Not all of the attention in the potential Supreme Court overturning of the landmark Roe v. Wade decision allowing pregnant women the freedom to choose an abortion has been from females – at the same time, record numbers of men have investigated vasectomy as a method of birth control.
Innerbody Research, one of the nation’s largest online home health and wellness guides, reported a 99-percent increase in the number of daily searches into vasectomy. The statistic was culled by reviewing Google Trends and search volume data, which revealed that the search was more popular in states like Michigan, Florida and Ohio where abortion would immediately be illegal if the Supreme Court reverses Roe v. Wade.
Other popular searches had even more online action, with a 250-percent increase in queries about the success rate of vasectomy reversal, a procedure which Jared Bieniek, MD, medical director of Hartford HealthCare Tallwood Urology & Kidney Institute’s Men’s Health Center, said is highly successful.
“The success rates are not perfect, but they’re pretty high,” he said, noting that several factors impact the success rate, including the length of time between the vasectomy and reversal and the age of the man and his partner. “The shorter the interval, the more successful the reversal.”
Vasectomy is the “safest form of permanent contraception for a couple, much safer than tubal ligation,” he said, referring to a procedure that sterilizes women by severing the fallopian tubes that carry eggs for fertilization.
In men, urologists sever the vas deferens, a tube carrying sperm to potentially fertilize the egg, causing pregnancy.

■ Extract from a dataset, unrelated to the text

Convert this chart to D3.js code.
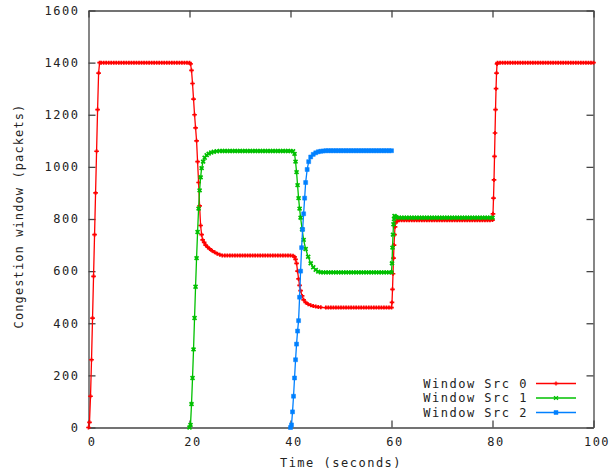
<!DOCTYPE html>
<html>
<head>
<meta charset="utf-8">
<script src="https://cdn.jsdelivr.net/npm/d3@7"></script>
<style>
  body { margin: 0; background: #fff; }
  svg { display: block; }
</style>
</head>
<body>
<svg id="chart"></svg>
<script>
var w = 616;
var h = 474;

var xTicks = [0, 20, 40, 60, 80, 100];
var yTicks = [0, 200, 400, 600, 800, 1000, 1200, 1400, 1600];
var seriesNames = ['Window Src 0', 'Window Src 1', 'Window Src 2'];
var colors = ['#ff0000', '#00c000', '#0080ff'];

// [time (s), congestion window (packets)]
var src0 = [
  [0,0],[0.2,20],[0.4,120],[0.6,260],[0.8,420],[1.0,580],[1.2,740],[1.4,900],[1.6,1060],[1.8,1220],[2.0,1360],[2.2,1400],
  [2.5,1400],[3,1400],[3.5,1400],[4,1400],[4.5,1400],[5,1400],[5.5,1400],[6,1400],[6.5,1400],[7,1400],
  [7.5,1400],[8,1400],[8.5,1400],[9,1400],[9.5,1400],[10,1400],[10.5,1400],[11,1400],[11.5,1400],[12,1400],
  [12.5,1400],[13,1400],[13.5,1400],[14,1400],[14.5,1400],[15,1400],[15.5,1400],[16,1400],[16.5,1400],[17,1400],
  [17.5,1400],[18,1400],[18.5,1400],[19,1400],[19.5,1400],[20,1400],
  [20.2,1395],[20.4,1370],[20.6,1320],[20.8,1260],[21.0,1200],[21.2,1150],[21.4,1100],[21.6,1020],[21.8,940],[22.0,850],
  [22.2,775],[22.4,740],[22.6,720],[22.9,710],[23.2,700],[23.6,692],[24.0,685],[24.5,678],[25.0,672],[25.5,667],[26.0,663],[26.5,660],
  [27,660],[27.5,660],[28,660],[28.5,660],[29,660],[29.5,660],[30,660],[30.5,660],[31,660],[31.5,660],
  [32,660],[32.5,660],[33,660],[33.5,660],[34,660],[34.5,660],[35,660],[35.5,660],[36,660],[36.5,660],
  [37,660],[37.5,660],[38,660],[38.5,660],[39,660],[39.5,660],[40,660],[40.5,659],
  [40.8,655],[41.0,645],[41.2,630],[41.4,600],[41.6,570],[41.8,545],[42.0,525],[42.3,505],[42.6,490],[43,480],
  [43.5,473],[44,469],[44.5,466],[45,464],[45.5,462],[46,461],[47,460],
  [47.5,460],[48,460],[48.5,460],[49,460],[49.5,460],[50,460],[50.5,460],[51,460],[51.5,460],[52,460],
  [52.5,460],[53,460],[53.5,460],[54,460],[54.5,460],[55,460],[55.5,460],[56,460],[56.5,460],[57,460],
  [57.5,460],[58,460],[58.5,460],[59,460],[59.5,460],[60,460],
  [60.1,480],[60.2,530],[60.3,590],[60.4,650],[60.5,700],[60.6,740],[60.7,770],[60.8,785],[61.0,792],[61.3,795],
  [61.5,795],[62,795],[62.5,795],[63,795],[63.5,795],[64,795],[64.5,795],[65,795],[65.5,795],[66,795],
  [66.5,795],[67,795],[67.5,795],[68,795],[68.5,795],[69,795],[69.5,795],[70,795],[70.5,795],[71,795],
  [71.5,795],[72,795],[72.5,795],[73,795],[73.5,795],[74,795],[74.5,795],[75,795],[75.5,795],[76,795],
  [76.5,795],[77,795],[77.5,795],[78,795],[78.5,795],[79,795],[79.5,795],[80,796],
  [80.1,820],[80.2,880],[80.3,950],[80.4,1040],[80.5,1130],[80.6,1220],[80.7,1300],[80.8,1360],[80.9,1395],[81.0,1400],
  [81.5,1400],[82,1400],[82.5,1400],[83,1400],[83.5,1400],[84,1400],[84.5,1400],[85,1400],[85.5,1400],[86,1400],
  [86.5,1400],[87,1400],[87.5,1400],[88,1400],[88.5,1400],[89,1400],[89.5,1400],[90,1400],[90.5,1400],[91,1400],
  [91.5,1400],[92,1400],[92.5,1400],[93,1400],[93.5,1400],[94,1400],[94.5,1400],[95,1400],[95.5,1400],[96,1400],
  [96.5,1400],[97,1400],[97.5,1400],[98,1400],[98.5,1400],[99,1400],[99.5,1400],[100,1400]
];

var src1 = [
  [20,0],[20.2,10],[20.4,90],[20.6,190],[20.8,300],[21.0,420],[21.2,540],[21.4,650],[21.6,750],[21.8,840],
  [22.0,910],[22.2,960],[22.4,995],[22.7,1020],[23.0,1035],[23.4,1045],[23.8,1051],[24.3,1055],[24.8,1058],[25.4,1060],[26.0,1061],
  [26.5,1061],[27,1061],[27.5,1061],[28,1061],[28.5,1061],[29,1061],[29.5,1061],[30,1061],[30.5,1061],[31,1061],
  [31.5,1061],[32,1061],[32.5,1061],[33,1061],[33.5,1061],[34,1061],[34.5,1061],[35,1061],[35.5,1061],[36,1061],
  [36.5,1061],[37,1061],[37.5,1061],[38,1061],[38.5,1061],[39,1061],[39.5,1061],[40,1061],[40.5,1060],
  [40.8,1050],[41.0,1020],[41.2,980],[41.4,930],[41.6,880],[41.8,840],[42.0,805],[42.3,760],[42.6,720],[43.0,685],
  [43.5,655],[44.0,630],[44.5,615],[45.0,605],[45.5,598],[46.0,595],
  [46.5,595],[47,595],[47.5,595],[48,595],[48.5,595],[49,595],[49.5,595],[50,595],[50.5,595],[51,595],
  [51.5,595],[52,595],[52.5,595],[53,595],[53.5,595],[54,595],[54.5,595],[55,595],[55.5,595],[56,595],
  [56.5,595],[57,595],[57.5,595],[58,595],[58.5,595],[59,595],[59.5,595],[60,595],
  [60.1,630],[60.2,690],[60.3,740],[60.4,780],[60.5,800],[60.6,812],[60.8,808],[61.0,806],
  [61.5,805],[62,805],[62.5,805],[63,805],[63.5,805],[64,805],[64.5,805],[65,805],[65.5,805],[66,805],
  [66.5,805],[67,805],[67.5,805],[68,805],[68.5,805],[69,805],[69.5,805],[70,805],[70.5,805],[71,805],
  [71.5,805],[72,805],[72.5,805],[73,805],[73.5,805],[74,805],[74.5,805],[75,805],[75.5,805],[76,805],
  [76.5,805],[77,805],[77.5,805],[78,805],[78.5,805],[79,805],[79.5,805],[80,805]
];

var src2 = [
  [40,0],[40.2,10],[40.4,60],[40.6,120],[40.8,190],[41.0,260],[41.2,320],[41.4,370],[41.6,410],[41.8,500],
  [42.0,600],[42.2,690],[42.4,760],[42.6,820],[42.8,880],[43.0,940],[43.3,990],[43.6,1020],[44.0,1038],[44.5,1048],
  [45.0,1054],[45.5,1058],[46.0,1060],[46.5,1061],[47.0,1062],
  [47.5,1062],[48,1062],[48.5,1062],[49,1062],[49.5,1062],[50,1062],[50.5,1062],[51,1062],[51.5,1062],[52,1062],
  [52.5,1062],[53,1062],[53.5,1062],[54,1062],[54.5,1062],[55,1062],[55.5,1062],[56,1062],[56.5,1062],[57,1062],
  [57.5,1062],[58,1062],[58.5,1062],[59,1062],[59.5,1062],[60,1062]
];

var series = [src0, src1, src2];

var plotL = 88.5, plotR = 593.5, plotT = 10.5, plotB = 427.5;
var font = "'DejaVu Sans Mono', monospace";
var ink = '#222';

var x = d3.scaleLinear().domain([0, 100]).range([plotL, plotR]);
var y = d3.scaleLinear().domain([0, 1600]).range([plotB, plotT]);

var svg = d3.select('#chart').attr('width', w).attr('height', h);

// Axes (ticks inward on all sides, gnuplot style)
function styleAxis(g) {
  g.selectAll('path.domain').attr('stroke', '#444').attr('stroke-width', 1.3);
  g.selectAll('.tick line').attr('stroke', '#444').attr('stroke-width', 1.3);
  g.selectAll('.tick text')
    .attr('fill', ink)
    .style('font-family', font)
    .style('font-size', '12px')
    .style('letter-spacing', '1.5px');
}

svg.append('g')
  .attr('transform', 'translate(0,' + plotB + ')')
  .call(d3.axisBottom(x).tickValues(xTicks).tickSize(-7).tickSizeOuter(0).tickPadding(10))
  .call(styleAxis)
  .selectAll('.tick text').attr('dx', 3);

svg.append('g')
  .attr('transform', 'translate(0,' + plotT + ')')
  .call(d3.axisTop(x).tickValues(xTicks).tickSize(-7).tickSizeOuter(0).tickFormat(''))
  .call(styleAxis);

svg.append('g')
  .attr('transform', 'translate(' + plotL + ',0)')
  .call(d3.axisLeft(y).tickValues(yTicks).tickSize(-7).tickSizeOuter(0).tickPadding(9).tickFormat(d3.format('d')))
  .call(styleAxis);

svg.append('g')
  .attr('transform', 'translate(' + plotR + ',0)')
  .call(d3.axisRight(y).tickValues(yTicks).tickSize(-7).tickSizeOuter(0).tickFormat(''))
  .call(styleAxis);

// Axis titles
svg.append('text')
  .attr('x', 341).attr('y', 467)
  .attr('text-anchor', 'middle')
  .attr('fill', ink)
  .style('font-family', font).style('font-size', '12px').style('letter-spacing', '1.5px')
  .text('Time (seconds)');

svg.append('text')
  .attr('transform', 'translate(23,' + 216 + ') rotate(-90)')
  .attr('text-anchor', 'middle')
  .attr('fill', ink)
  .style('font-family', font).style('font-size', '12px').style('letter-spacing', '1.1px')
  .text('Congestion window (packets)');

// Point symbols
var symbols = [
  'M-2.3,0H2.3M0,-2V2',
  'M-2,-1.8L2,1.8M-2,1.8L2,-1.8',
  'M-2,-2H2V2H-2Z'
];

var line = d3.line()
  .x(function (d) { return x(d[0]); })
  .y(function (d) { return y(d[1]); });

var plot = svg.append('g');

series.forEach(function (data, i) {
  var g = plot.append('g');
  g.append('path')
    .datum(data)
    .attr('d', line)
    .attr('fill', 'none')
    .attr('stroke', colors[i])
    .attr('stroke-width', 1.3);
  g.selectAll('path.pt')
    .data(data)
    .enter()
    .append('path')
    .attr('class', 'pt')
    .attr('transform', function (d) { return 'translate(' + x(d[0]) + ',' + y(d[1]) + ')'; })
    .attr('d', symbols[i])
    .attr('fill', i === 2 ? colors[i] : 'none')
    .attr('stroke', colors[i])
    .attr('stroke-width', i === 2 ? 0.5 : 1.7);
});

// Legend
var legend = svg.append('g');
seriesNames.forEach(function (name, i) {
  var ly = 383.5 + i * 14.5;
  legend.append('text')
    .attr('x', 528).attr('y', ly).attr('dy', '0.35em')
    .attr('text-anchor', 'end')
    .attr('fill', ink)
    .style('font-family', font).style('font-size', '12px').style('letter-spacing', '1.5px')
    .text(name);
  legend.append('line')
    .attr('x1', 536).attr('x2', 576).attr('y1', ly).attr('y2', ly)
    .attr('stroke', colors[i]).attr('stroke-width', 1.3);
  legend.append('path')
    .attr('transform', 'translate(556,' + ly + ')')
    .attr('d', symbols[i])
    .attr('fill', i === 2 ? colors[i] : 'none')
    .attr('stroke', colors[i])
    .attr('stroke-width', i === 2 ? 0.5 : 1.3);
});
</script>
</body>
</html>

The procedure can be done in the doctor’s office in about 20 minutes through a small skin opening, according to Dr. Bieniek. In contrast, a vasectomy reversal takes 90 to 120 minutes and is done in an operating room.
“Microsurgery is often needed to put those severed edges back together to reconstruct the flow of sperm,” he explained.

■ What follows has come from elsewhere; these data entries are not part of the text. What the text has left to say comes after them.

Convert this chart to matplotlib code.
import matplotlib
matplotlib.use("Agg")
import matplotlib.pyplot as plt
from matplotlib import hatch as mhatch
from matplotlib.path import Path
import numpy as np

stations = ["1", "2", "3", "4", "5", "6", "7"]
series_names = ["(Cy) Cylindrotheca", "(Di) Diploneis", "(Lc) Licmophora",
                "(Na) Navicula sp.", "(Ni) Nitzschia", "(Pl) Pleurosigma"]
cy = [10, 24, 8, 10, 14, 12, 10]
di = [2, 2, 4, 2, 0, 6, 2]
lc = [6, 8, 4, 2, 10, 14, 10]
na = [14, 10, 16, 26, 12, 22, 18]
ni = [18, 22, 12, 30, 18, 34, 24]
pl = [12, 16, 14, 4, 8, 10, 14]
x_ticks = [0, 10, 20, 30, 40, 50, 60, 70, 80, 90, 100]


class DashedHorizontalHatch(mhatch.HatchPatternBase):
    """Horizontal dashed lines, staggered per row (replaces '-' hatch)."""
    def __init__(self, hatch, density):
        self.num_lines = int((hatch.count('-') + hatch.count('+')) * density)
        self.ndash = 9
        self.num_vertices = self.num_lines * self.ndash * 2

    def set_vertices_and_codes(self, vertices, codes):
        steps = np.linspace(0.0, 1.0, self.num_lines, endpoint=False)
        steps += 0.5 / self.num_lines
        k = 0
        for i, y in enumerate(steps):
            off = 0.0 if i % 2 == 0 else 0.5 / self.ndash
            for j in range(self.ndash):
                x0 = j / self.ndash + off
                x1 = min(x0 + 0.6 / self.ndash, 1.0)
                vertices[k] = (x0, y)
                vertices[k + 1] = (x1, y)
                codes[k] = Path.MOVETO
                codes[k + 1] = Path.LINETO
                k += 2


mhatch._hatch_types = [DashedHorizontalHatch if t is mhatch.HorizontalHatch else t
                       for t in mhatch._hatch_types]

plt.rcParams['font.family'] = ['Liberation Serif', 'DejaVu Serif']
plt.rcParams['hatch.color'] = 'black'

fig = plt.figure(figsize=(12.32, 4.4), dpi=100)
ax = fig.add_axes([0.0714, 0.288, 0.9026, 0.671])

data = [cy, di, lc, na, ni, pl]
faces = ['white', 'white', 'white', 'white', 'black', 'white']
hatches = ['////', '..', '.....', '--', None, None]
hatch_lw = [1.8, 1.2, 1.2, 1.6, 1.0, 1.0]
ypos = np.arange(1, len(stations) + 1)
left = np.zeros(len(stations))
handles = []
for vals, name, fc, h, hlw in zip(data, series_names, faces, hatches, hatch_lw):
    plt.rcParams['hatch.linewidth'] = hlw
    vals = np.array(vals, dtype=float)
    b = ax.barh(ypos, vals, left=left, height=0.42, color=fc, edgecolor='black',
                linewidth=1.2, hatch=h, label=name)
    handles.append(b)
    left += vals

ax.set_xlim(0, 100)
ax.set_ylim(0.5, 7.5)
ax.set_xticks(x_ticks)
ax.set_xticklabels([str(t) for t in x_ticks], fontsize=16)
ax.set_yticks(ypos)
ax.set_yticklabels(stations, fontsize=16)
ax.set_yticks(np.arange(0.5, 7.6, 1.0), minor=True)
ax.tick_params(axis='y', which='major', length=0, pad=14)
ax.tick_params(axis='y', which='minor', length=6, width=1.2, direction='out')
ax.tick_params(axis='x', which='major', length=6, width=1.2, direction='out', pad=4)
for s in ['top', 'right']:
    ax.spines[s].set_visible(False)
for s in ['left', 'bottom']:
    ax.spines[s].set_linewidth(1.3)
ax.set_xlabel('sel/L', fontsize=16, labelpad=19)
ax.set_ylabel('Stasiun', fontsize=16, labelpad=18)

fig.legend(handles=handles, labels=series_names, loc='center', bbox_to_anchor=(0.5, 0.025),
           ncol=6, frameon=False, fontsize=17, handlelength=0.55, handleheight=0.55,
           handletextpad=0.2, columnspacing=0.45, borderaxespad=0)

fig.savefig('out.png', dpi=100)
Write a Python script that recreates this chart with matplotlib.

Vasectomy reversal is often not covered by insurance, but Tallwood offers what Dr. Bieniek called “fair” cash prices for interested patients.
The recent vasectomy internet searches mirror similar activity in Texas, after a law banning nearly all abortions went into effect there last September. The Washington Post reported one practice alone notched a 15-percent increase in scheduled vasectomies.

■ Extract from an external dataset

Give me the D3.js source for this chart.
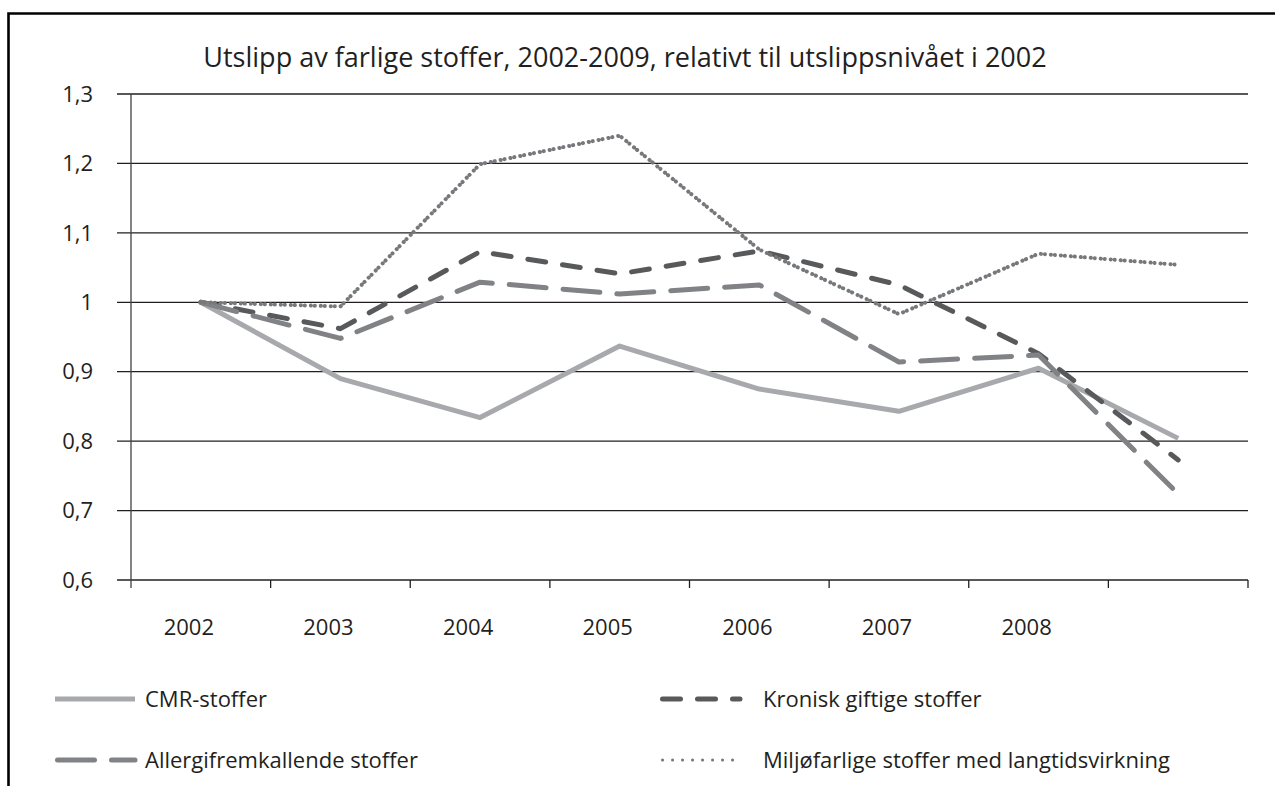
<!DOCTYPE html>
<meta charset="utf-8">
<style>
body { margin: 0; background: #fff; }
text { font-family: "Open Sans", "Noto Sans", sans-serif; fill: #231f20; }
.grid line { stroke: #231f20; stroke-width: 1.3px; }
.series { fill: none; stroke-linejoin: round; }
</style>
<body>
<script src="https://cdn.jsdelivr.net/npm/d3@7/dist/d3.min.js"></script>
<script>

var width = 1275,
    height = 786;

var title = "Utslipp av farlige stoffer, 2002-2009, relativt til utslippsnivået i 2002";

var years = ["2002", "2003", "2004", "2005", "2006", "2007", "2008", "2009"];
var yearLabels = ["2002", "2003", "2004", "2005", "2006", "2007", "2008", ""];

var yTicks = [0.6, 0.7, 0.8, 0.9, 1.0, 1.1, 1.2, 1.3];
var yTickLabels = ["0,6", "0,7", "0,8", "0,9", "1", "1,1", "1,2", "1,3"];

var cmr      = [1.0, 0.890, 0.834, 0.937, 0.875, 0.843, 0.905, 0.804];
var kronisk  = [1.0, 0.962, 1.073, 1.041, 1.074, 1.025, 0.926, 0.773];
var allergi  = [1.0, 0.948, 1.029, 1.012, 1.025, 0.914, 0.924, 0.724];
var miljo    = [1.0, 0.994, 1.199, 1.240, 1.076, 0.983, 1.070, 1.054];

var series = [
  {name: "CMR-stoffer", values: cmr, color: "#a7a9ac", width: 5, dash: null, legendDash: null, cap: "butt"},
  {name: "Kronisk giftige stoffer", values: kronisk, color: "#58595b", width: 5, dash: "18 17", legendDash: "18 17", cap: "round"},
  {name: "Allergifremkallende stoffer", values: allergi, color: "#808285", width: 5, dash: "37 17", legendDash: "37 17", cap: "round"},
  {name: "Miljøfarlige stoffer med langtidsvirkning", values: miljo, color: "#77787b", width: 4, dash: "0.1 3.9 0.1 5.9", legendDash: "0.1 9.9", cap: "round"}
];

var plotLeft = 131, plotRight = 1248, plotTop = 94, plotBottom = 580;

var x = d3.scaleBand()
    .domain(years)
    .range([plotLeft, plotRight]);

var y = d3.scaleLinear()
    .domain([0.6, 1.3])
    .range([plotBottom, plotTop]);

var svg = d3.select("body").append("svg")
    .attr("width", width)
    .attr("height", height);

// frame (top and left edges only)
svg.append("path")
    .attr("d", "M8.5," + height + "V13.5H" + width)
    .attr("fill", "none")
    .attr("stroke", "#000")
    .attr("stroke-width", 2.6);

// title, scaled to span the same width as the original
var t = svg.append("text")
    .attr("x", 625)
    .attr("y", 67)
    .attr("text-anchor", "middle")
    .style("font-size", "24px")
    .text(title);
var tl = t.node().getComputedTextLength();
t.style("font-size", (24 * 844 / tl) + "px");

// horizontal gridlines, extended left as tick marks
var grid = svg.append("g").attr("class", "grid");
grid.selectAll("line")
    .data(yTicks)
  .enter().append("line")
    .attr("x1", plotLeft - 14)
    .attr("x2", plotRight)
    .attr("y1", function(d) { return y(d); })
    .attr("y2", function(d) { return y(d); });

// y labels
svg.append("g").selectAll("text")
    .data(yTicks)
  .enter().append("text")
    .attr("x", 93)
    .attr("y", function(d) { return y(d); })
    .attr("dy", "0.35em")
    .attr("text-anchor", "end")
    .style("font-size", "22px")
    .text(function(d, i) { return yTickLabels[i]; });

// y axis line
svg.append("line")
    .attr("x1", plotLeft).attr("x2", plotLeft)
    .attr("y1", plotTop).attr("y2", plotBottom + 8)
    .attr("stroke", "#414042")
    .attr("stroke-width", 1.3);

// x ticks between categories
var xTickPos = years.map(function(d) { return x(d); }).concat([plotRight]);
svg.append("g").selectAll("line")
    .data(xTickPos.slice(1))
  .enter().append("line")
    .attr("x1", function(d) { return d; })
    .attr("x2", function(d) { return d; })
    .attr("y1", plotBottom)
    .attr("y2", plotBottom + 8)
    .attr("stroke", "#231f20")
    .attr("stroke-width", 1.3);

// x labels
svg.append("g").selectAll("text")
    .data(years)
  .enter().append("text")
    .attr("x", function(d) { return x(d) + x.bandwidth() / 2 - 12; })
    .attr("y", 635)
    .attr("text-anchor", "middle")
    .style("font-size", "22px")
    .text(function(d, i) { return yearLabels[i]; });

var line = d3.line()
    .x(function(d, i) { return x(years[i]) + x.bandwidth() / 2; })
    .y(function(d) { return y(d); });

svg.append("g").selectAll("path")
    .data(series)
  .enter().append("path")
    .attr("class", "series")
    .attr("d", function(d) { return line(d.values); })
    .attr("stroke", function(d) { return d.color; })
    .attr("stroke-width", function(d) { return d.width; })
    .attr("stroke-dasharray", function(d) { return d.dash; })
    .attr("stroke-linecap", function(d) { return d.cap; });

// legend, two columns
var legendPos = [[55, 699], [660, 699], [55, 760], [660, 760]];

var lg = svg.append("g").selectAll("g")
    .data(series)
  .enter().append("g")
    .attr("transform", function(d, i) { return "translate(" + legendPos[i][0] + "," + legendPos[i][1] + ")"; });

lg.append("line")
    .attr("x1", function(d) { return d.cap === "round" ? 2.5 : 0; })
    .attr("x2", 80)
    .attr("stroke", function(d) { return d.color; })
    .attr("stroke-width", function(d, i) { return i === 3 ? 3 : d.width; })
    .attr("stroke-dasharray", function(d) { return d.legendDash; })
    .attr("stroke-linecap", function(d) { return d.cap; });

lg.append("text")
    .attr("x", function(d, i) { return i % 2 ? 103 : 90; })
    .attr("y", 0)
    .attr("dy", "0.35em")
    .style("font-size", "22px")
    .text(function(d) { return d.name; });

</script>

Currently, only one in 10 men in this country have had a vasectomy, half the rate in Canada and the United Kingdom, according to a United Nations report.
“The physical, emotional and cultural burden of a pregnancy falls on women and, thus, the responsibility of pregnancy prevention has largely defaulted to women,” Dr. Bieniek said. “It’s a scientific fact, though, that 100 percent of conceived pregnancies involve a man, so we have no excuse for not being more involved in contraception.”